Briefly explain the relationship between market price and a firm's profitability in perfectly competitive market.

If the market price faced by a perfectly competitive firm is above average cost at the profit-maximizing quantity of output, then the firm is making profits. If the market price is below average cost at the profit-maximizing quantity of output, then the firm is making losses. If the market price is at average cost, at the profit-maximizing level of output, then the firm is making zero profits.

Briefly discuss physical capital investment and long-run average cost in relation to a perfectly competitive market.

In a perfectly competitive market, firms seek out the combination of variable inputs like labor and fixed inputs like physical capital investment inputs that will allow them to produce at the minimum of the long-run average cost curve. If a firm does not produce at the lowest possible average cost, then firms with a lower cost of production will be able to sell at a lower price. Thus, the pressure of competition between firms will shape both the specific kinds of machinery and equipment and the overall quantity of investment in physical capital.

Briefly contrast how firms in a perfectly competitive market will respond to long-run profits and losses. Include an explanation of each response affects the price level.

In the long run, firms will respond to profits through a process of entry, where existing firms expand output and new firms enter the market. Conversely, firms will react to losses in the long run through a process of exit, in which existing firms reduce output or cease production altogether. Through the process of entry in response to profits and exit in response to losses, the price level in a perfectly competitive market will move toward the zero-profit point where the marginal cost curve crosses the average cost curve, at the minimum of the average cost curve.
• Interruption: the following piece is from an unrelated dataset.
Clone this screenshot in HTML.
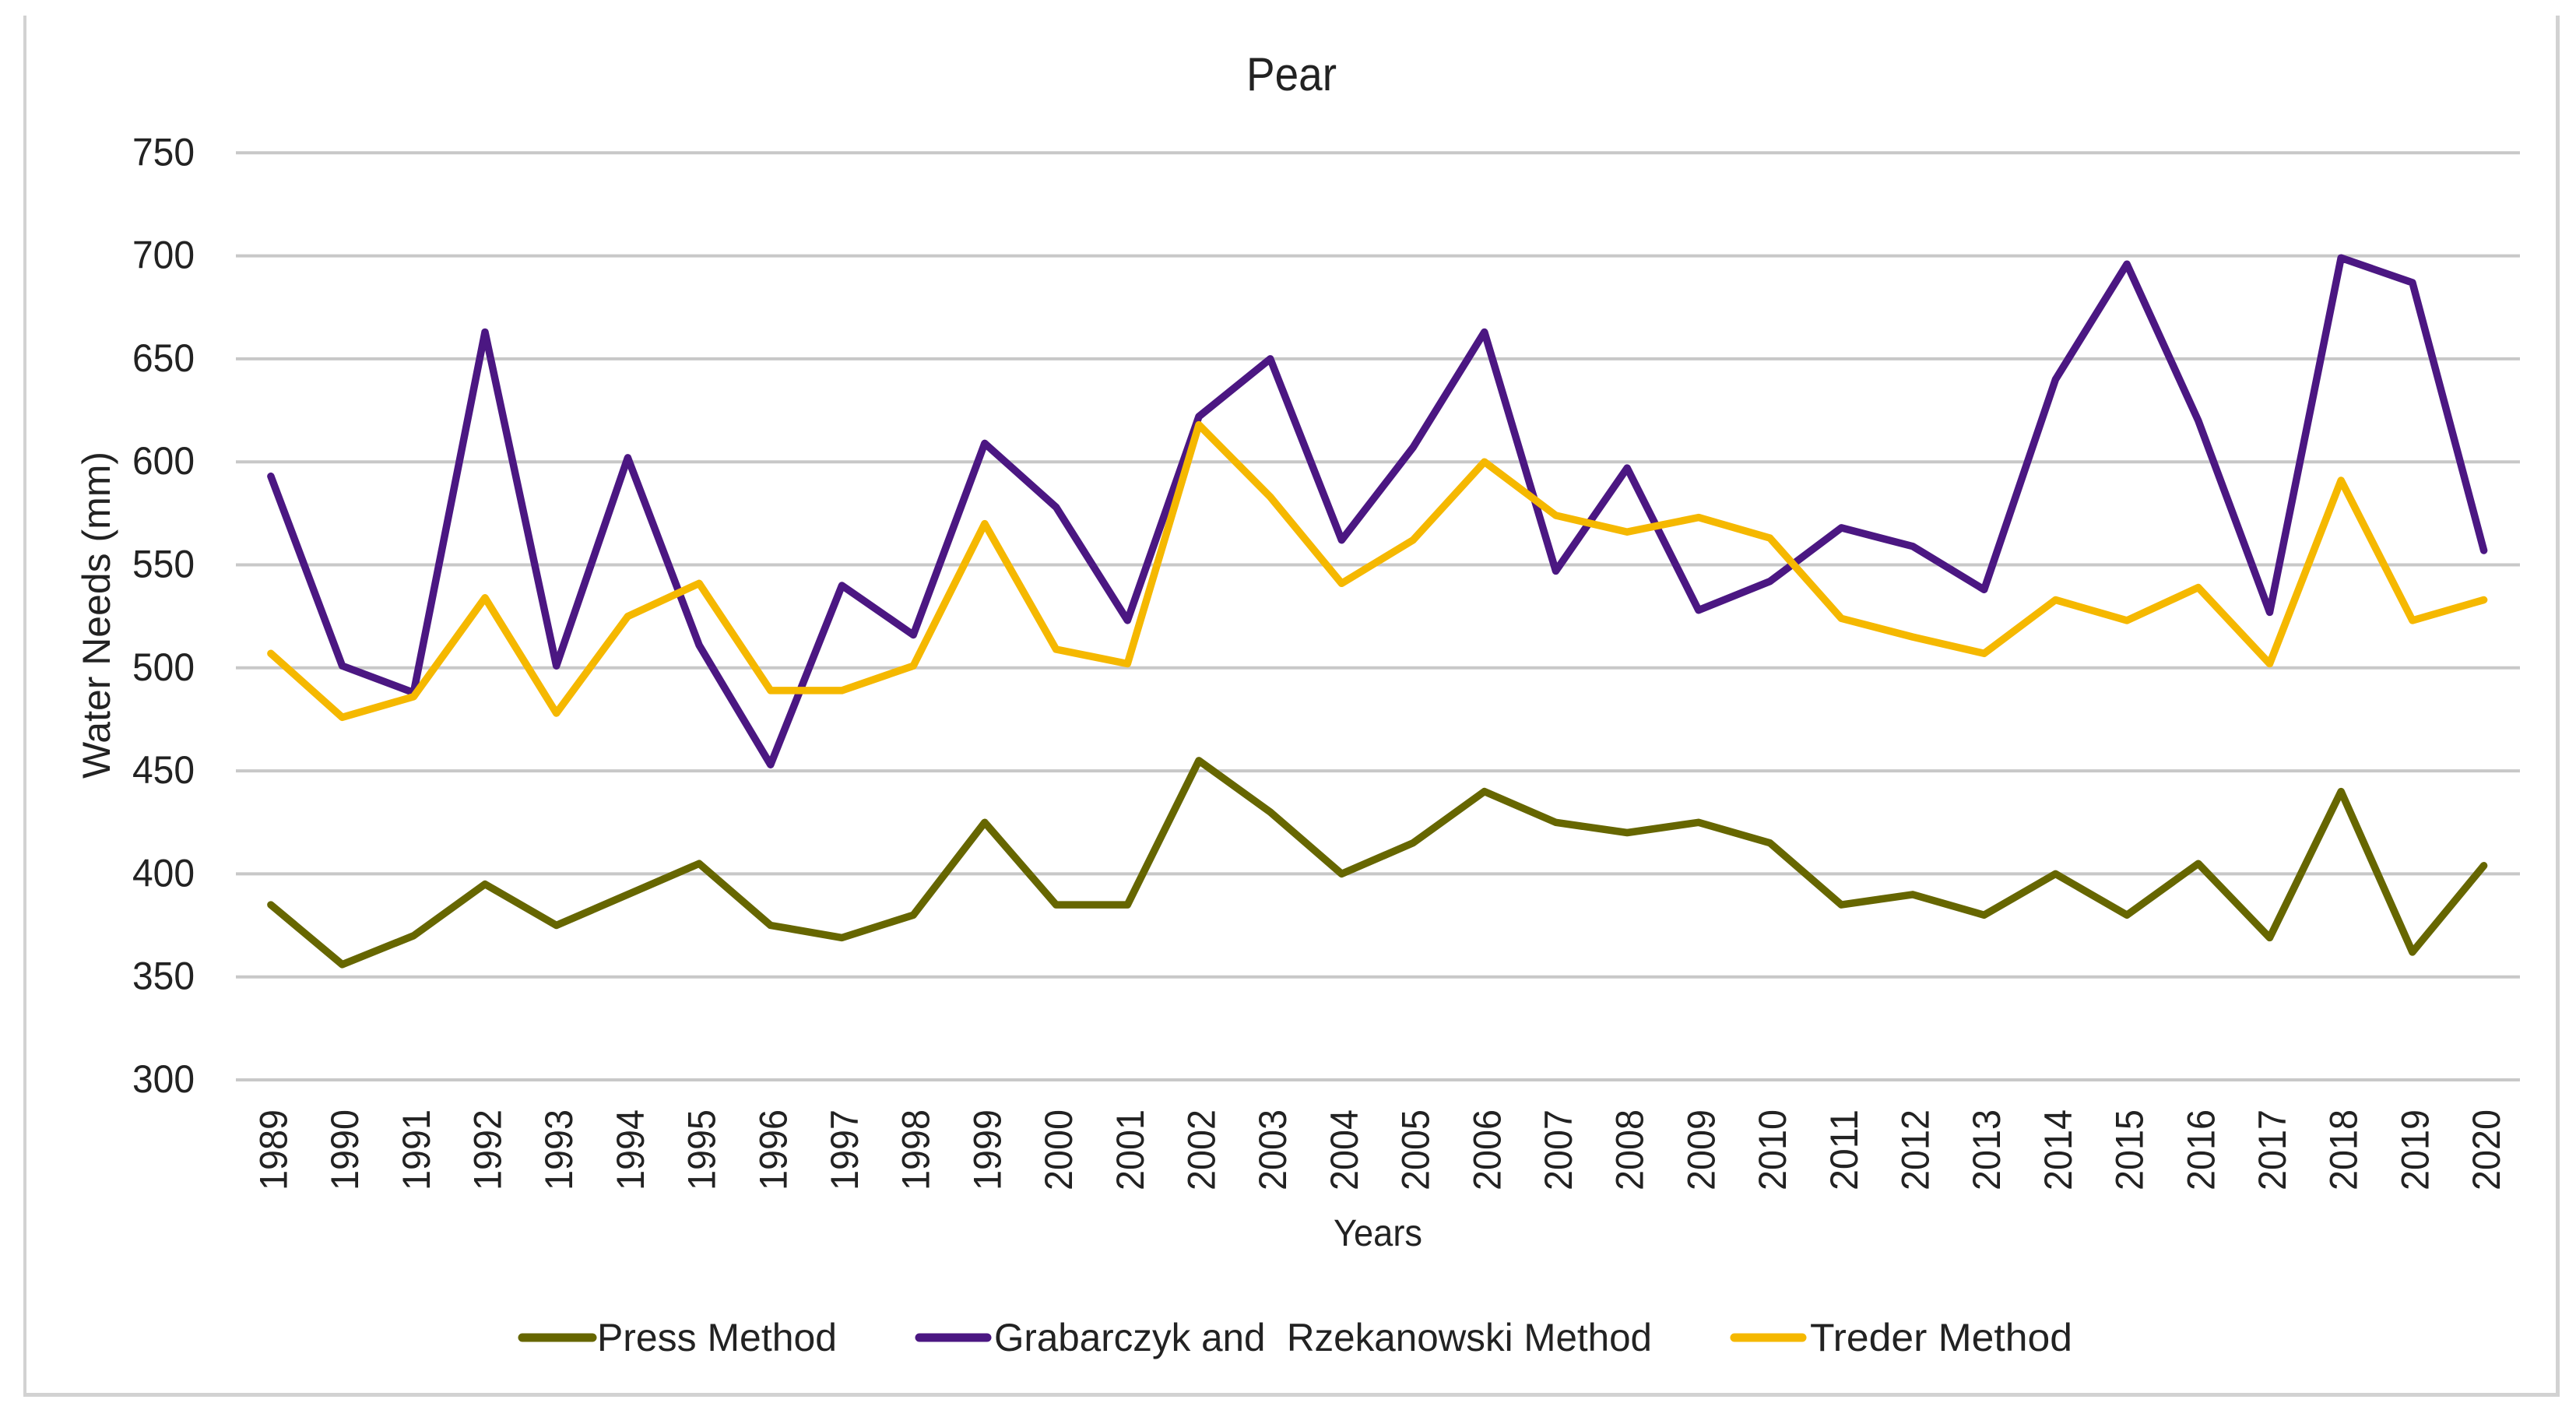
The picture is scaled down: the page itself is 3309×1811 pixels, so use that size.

Briefly contrast when losses will be the smallest for a perfectly competitive firm based on total revenues with when losses for such a firm will be smallest based on marginal revenue.

Losses will be smallest for a completely competitive firm at the quantity of output where total revenues exceed total costs by the greatest amount, or where total revenues fall short of total costs by the smallest amount. Alternatively, losses will be the smallest where marginal revenue, which is price for a perfectly competitive firm, is equal to marginal cost.

Briefly explain what a market will show if perfectly competitive firms produce at the minimum of the long-run average cost curve and explain why this happens. Briefly explain what the market will illustrate when perfectly competitive firms produce at the quantity where P = MC and explain why this happens.

When perfectly competitive firms produce at the minimum of the long-run average cost curve, the market will show productive efficiency, since all the firm's are producing at the lowest possible average cost. When perfectly competitive firms produce at the quantity where P = MC, the market will illustrate allocative efficiency, since each good is being produced up to the quantity where the amount that the good benefits society, which is measured by the price people are willing to pay, is equal to the cost to society, which is measured by the marginal cost of production.